**Your goal**
Locate every line in the material below that has the word "this". Copy each of those lines.
--- Start of Available data ---
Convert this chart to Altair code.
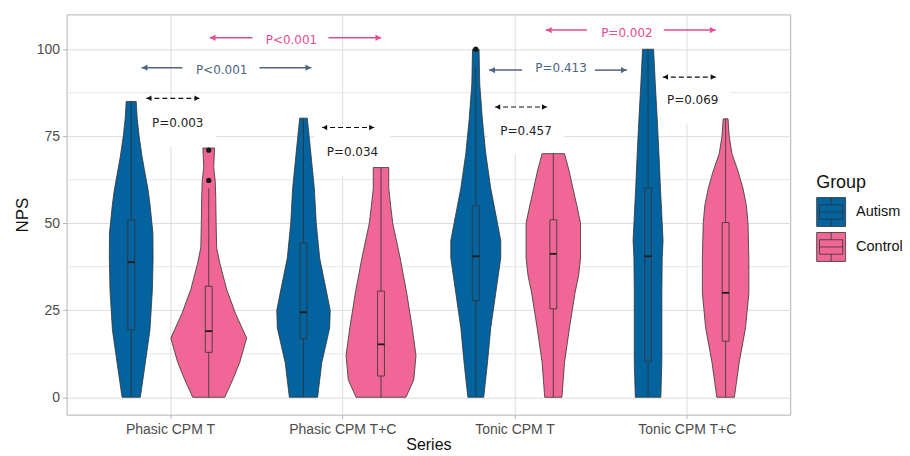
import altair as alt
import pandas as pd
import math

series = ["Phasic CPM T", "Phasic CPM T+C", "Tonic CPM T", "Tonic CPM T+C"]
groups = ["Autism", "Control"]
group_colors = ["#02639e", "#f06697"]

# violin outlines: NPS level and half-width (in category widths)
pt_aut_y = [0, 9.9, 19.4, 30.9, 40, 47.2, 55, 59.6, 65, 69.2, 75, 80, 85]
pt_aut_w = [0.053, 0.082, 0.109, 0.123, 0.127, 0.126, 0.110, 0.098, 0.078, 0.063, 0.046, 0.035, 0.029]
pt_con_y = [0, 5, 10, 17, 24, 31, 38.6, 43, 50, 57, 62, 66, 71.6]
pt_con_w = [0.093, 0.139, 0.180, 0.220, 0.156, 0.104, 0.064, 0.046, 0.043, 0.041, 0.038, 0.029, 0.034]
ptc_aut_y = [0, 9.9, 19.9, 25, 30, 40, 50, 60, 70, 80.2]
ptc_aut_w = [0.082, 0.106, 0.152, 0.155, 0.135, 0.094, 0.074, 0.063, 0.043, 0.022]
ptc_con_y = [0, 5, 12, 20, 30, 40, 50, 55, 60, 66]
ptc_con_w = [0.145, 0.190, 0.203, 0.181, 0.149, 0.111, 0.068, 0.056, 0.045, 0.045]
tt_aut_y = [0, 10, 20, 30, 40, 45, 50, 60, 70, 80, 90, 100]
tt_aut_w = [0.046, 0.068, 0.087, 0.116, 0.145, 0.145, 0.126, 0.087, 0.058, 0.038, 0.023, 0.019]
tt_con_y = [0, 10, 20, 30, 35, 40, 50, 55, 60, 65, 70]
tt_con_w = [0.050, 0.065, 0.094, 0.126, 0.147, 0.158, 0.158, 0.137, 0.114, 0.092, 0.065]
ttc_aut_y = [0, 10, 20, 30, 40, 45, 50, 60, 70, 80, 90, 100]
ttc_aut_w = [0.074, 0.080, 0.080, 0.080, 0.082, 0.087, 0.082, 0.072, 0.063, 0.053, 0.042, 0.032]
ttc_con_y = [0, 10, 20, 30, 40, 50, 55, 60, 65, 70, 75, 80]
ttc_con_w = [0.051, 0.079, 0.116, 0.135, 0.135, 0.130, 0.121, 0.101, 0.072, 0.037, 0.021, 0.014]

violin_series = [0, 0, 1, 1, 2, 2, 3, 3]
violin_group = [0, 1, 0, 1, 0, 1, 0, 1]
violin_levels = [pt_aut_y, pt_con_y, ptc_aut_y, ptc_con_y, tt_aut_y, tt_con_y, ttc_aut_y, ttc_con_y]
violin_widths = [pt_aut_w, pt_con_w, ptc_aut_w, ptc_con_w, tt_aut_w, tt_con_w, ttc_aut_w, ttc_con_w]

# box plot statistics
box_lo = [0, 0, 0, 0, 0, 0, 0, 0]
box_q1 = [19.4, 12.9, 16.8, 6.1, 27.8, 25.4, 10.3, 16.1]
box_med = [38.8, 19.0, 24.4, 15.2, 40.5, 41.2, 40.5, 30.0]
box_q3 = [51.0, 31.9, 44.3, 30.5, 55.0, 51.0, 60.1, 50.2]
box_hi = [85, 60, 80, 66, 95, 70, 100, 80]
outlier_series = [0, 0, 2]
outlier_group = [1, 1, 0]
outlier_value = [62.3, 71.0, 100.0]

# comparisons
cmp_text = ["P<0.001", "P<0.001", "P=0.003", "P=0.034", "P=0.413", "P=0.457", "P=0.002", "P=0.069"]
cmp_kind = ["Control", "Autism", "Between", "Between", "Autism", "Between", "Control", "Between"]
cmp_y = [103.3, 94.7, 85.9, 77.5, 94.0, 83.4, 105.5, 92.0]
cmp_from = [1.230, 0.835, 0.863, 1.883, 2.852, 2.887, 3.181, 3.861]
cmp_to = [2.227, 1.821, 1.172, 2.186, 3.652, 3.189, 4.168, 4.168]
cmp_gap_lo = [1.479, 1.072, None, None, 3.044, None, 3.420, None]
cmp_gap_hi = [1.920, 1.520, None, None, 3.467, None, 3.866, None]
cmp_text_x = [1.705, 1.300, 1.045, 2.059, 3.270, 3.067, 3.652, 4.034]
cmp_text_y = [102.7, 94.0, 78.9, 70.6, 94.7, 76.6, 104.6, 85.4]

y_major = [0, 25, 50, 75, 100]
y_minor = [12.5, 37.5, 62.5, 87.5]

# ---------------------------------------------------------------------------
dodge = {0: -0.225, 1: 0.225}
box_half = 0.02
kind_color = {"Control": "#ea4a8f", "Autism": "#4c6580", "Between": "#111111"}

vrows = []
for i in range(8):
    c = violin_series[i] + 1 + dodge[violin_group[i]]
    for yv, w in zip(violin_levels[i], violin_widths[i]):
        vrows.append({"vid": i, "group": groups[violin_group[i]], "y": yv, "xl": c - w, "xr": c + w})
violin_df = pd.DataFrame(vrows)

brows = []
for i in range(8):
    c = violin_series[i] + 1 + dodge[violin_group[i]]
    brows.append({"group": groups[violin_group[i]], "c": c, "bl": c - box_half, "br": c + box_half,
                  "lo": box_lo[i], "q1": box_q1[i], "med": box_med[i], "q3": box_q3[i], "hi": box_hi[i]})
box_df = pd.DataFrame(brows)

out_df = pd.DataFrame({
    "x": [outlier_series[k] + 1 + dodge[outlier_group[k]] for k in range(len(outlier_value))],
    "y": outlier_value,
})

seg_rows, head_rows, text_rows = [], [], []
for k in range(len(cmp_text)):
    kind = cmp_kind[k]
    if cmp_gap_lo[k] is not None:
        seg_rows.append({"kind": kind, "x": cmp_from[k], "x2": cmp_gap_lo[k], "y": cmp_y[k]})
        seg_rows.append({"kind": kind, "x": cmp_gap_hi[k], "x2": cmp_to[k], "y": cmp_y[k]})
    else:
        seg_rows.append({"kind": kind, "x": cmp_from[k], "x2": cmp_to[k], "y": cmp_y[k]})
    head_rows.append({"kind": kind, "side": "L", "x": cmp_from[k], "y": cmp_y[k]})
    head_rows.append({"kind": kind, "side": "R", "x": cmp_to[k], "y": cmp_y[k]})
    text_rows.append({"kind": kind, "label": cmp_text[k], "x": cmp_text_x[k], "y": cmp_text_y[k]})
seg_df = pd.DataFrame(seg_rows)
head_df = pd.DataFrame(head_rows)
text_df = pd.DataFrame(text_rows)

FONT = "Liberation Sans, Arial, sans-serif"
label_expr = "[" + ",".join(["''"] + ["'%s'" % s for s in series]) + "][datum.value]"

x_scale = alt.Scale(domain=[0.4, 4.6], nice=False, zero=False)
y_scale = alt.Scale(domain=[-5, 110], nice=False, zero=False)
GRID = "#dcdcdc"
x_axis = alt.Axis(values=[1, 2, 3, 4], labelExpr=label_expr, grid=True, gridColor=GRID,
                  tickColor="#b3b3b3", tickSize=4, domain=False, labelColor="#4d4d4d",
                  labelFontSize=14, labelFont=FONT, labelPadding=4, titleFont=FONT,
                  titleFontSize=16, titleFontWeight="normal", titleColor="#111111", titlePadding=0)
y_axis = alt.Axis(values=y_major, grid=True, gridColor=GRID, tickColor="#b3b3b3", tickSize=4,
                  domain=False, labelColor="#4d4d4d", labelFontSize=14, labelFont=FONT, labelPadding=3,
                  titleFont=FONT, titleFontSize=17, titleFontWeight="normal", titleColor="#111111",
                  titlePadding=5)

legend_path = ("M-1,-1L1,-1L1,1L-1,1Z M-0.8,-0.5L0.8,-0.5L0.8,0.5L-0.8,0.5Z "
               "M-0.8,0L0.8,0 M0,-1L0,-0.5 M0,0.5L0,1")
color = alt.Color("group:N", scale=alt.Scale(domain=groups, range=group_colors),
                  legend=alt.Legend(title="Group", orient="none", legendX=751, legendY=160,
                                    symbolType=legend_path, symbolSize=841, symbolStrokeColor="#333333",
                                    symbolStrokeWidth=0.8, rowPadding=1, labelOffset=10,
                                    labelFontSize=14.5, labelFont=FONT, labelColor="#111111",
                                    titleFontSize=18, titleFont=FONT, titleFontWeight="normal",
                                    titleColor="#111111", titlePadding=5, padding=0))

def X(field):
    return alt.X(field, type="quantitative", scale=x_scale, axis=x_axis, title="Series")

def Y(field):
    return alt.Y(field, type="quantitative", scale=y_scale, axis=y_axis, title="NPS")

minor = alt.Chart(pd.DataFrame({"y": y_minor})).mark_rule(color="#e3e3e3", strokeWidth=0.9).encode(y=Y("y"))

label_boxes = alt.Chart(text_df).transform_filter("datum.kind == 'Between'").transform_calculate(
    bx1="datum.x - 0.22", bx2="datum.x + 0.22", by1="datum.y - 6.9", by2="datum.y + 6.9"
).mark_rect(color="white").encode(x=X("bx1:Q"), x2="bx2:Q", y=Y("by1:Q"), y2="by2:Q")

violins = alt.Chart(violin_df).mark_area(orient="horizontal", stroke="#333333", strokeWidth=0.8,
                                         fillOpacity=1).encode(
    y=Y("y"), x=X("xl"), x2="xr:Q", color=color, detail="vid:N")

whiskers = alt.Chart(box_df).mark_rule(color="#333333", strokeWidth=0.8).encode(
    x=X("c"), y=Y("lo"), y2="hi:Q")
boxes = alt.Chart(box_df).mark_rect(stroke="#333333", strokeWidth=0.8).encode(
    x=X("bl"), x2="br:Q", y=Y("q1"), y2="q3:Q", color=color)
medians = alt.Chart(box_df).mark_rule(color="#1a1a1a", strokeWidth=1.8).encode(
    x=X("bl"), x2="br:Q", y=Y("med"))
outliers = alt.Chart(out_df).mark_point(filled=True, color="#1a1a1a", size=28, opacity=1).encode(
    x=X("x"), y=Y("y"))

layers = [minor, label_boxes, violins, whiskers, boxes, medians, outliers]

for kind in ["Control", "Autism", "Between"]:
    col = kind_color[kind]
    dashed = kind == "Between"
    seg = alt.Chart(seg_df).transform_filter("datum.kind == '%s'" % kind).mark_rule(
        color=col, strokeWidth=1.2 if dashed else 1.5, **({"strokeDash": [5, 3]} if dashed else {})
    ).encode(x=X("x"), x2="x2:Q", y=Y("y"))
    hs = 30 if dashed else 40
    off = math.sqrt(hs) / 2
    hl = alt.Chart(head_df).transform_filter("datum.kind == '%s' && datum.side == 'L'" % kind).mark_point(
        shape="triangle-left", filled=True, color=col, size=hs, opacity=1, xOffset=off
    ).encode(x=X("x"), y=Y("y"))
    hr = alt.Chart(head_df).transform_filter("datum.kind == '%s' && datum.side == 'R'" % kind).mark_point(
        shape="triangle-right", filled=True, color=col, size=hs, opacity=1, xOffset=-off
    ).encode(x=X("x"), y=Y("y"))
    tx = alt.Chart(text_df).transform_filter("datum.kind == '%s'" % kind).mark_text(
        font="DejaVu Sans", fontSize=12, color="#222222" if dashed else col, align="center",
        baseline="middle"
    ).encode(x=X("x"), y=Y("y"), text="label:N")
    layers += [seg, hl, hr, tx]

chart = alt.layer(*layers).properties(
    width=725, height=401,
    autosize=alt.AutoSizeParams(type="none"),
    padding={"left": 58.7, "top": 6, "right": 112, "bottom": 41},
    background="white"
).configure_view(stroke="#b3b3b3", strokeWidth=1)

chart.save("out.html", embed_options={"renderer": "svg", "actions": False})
--- End of Available data ---
--- Start of Available data ---
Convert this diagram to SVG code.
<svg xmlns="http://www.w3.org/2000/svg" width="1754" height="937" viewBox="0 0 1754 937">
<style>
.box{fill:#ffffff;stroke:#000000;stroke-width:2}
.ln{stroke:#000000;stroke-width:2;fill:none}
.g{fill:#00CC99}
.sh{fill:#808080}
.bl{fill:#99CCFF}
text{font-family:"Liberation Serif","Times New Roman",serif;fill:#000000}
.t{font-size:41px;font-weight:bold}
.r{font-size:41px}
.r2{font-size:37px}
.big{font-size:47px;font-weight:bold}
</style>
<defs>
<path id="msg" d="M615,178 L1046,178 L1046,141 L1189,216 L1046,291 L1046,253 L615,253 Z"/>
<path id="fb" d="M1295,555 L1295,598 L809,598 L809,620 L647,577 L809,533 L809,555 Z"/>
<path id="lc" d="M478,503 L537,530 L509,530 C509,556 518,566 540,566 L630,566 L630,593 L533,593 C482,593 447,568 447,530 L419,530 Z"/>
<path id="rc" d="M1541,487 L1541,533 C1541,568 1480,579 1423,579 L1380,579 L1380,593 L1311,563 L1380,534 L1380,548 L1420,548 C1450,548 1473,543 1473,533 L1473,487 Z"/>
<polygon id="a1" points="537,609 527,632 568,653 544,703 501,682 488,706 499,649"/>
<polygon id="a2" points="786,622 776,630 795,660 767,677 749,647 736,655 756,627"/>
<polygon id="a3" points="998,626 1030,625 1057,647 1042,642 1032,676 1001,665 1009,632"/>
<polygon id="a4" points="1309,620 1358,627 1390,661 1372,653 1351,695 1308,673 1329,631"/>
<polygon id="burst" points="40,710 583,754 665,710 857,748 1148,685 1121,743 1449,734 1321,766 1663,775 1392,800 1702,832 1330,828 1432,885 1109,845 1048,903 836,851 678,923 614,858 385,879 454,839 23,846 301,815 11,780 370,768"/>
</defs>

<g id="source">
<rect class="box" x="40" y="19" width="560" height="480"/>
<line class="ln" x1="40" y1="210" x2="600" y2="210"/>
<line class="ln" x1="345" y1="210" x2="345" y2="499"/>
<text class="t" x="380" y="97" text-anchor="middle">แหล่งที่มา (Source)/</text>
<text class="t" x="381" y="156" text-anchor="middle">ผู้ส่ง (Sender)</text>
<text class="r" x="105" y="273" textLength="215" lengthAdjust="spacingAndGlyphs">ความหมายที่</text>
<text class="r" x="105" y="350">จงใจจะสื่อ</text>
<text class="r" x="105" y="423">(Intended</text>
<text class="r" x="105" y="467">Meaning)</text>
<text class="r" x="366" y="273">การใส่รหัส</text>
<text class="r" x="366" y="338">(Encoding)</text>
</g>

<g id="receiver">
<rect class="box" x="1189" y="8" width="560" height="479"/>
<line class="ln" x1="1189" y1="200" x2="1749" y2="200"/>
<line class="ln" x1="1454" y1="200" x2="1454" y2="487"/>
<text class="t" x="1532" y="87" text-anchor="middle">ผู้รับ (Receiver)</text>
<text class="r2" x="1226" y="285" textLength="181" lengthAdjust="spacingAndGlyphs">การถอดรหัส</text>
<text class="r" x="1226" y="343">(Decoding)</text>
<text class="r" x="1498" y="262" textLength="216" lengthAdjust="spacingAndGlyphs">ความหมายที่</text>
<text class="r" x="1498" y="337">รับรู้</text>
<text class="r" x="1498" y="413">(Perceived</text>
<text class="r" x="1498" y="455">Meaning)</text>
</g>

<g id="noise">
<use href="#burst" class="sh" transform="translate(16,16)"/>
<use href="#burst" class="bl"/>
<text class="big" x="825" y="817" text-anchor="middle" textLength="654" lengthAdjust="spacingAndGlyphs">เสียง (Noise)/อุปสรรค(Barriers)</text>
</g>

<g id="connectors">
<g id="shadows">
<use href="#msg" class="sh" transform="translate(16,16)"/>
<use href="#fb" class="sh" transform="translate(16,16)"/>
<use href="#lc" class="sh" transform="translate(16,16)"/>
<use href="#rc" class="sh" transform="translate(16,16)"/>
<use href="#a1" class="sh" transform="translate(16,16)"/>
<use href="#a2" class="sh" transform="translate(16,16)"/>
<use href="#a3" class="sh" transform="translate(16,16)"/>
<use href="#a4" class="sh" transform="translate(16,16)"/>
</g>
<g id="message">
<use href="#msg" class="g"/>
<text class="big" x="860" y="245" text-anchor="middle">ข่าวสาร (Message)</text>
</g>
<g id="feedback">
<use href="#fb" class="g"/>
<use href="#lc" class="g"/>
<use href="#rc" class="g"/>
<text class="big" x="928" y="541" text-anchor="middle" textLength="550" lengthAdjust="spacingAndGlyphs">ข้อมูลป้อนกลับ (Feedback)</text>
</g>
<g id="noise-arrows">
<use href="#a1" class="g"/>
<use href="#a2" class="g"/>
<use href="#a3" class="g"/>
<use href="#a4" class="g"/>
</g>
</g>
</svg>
--- End of Available data ---
**Correct answer**
Convert this chart to Altair code.
Convert this diagram to SVG code.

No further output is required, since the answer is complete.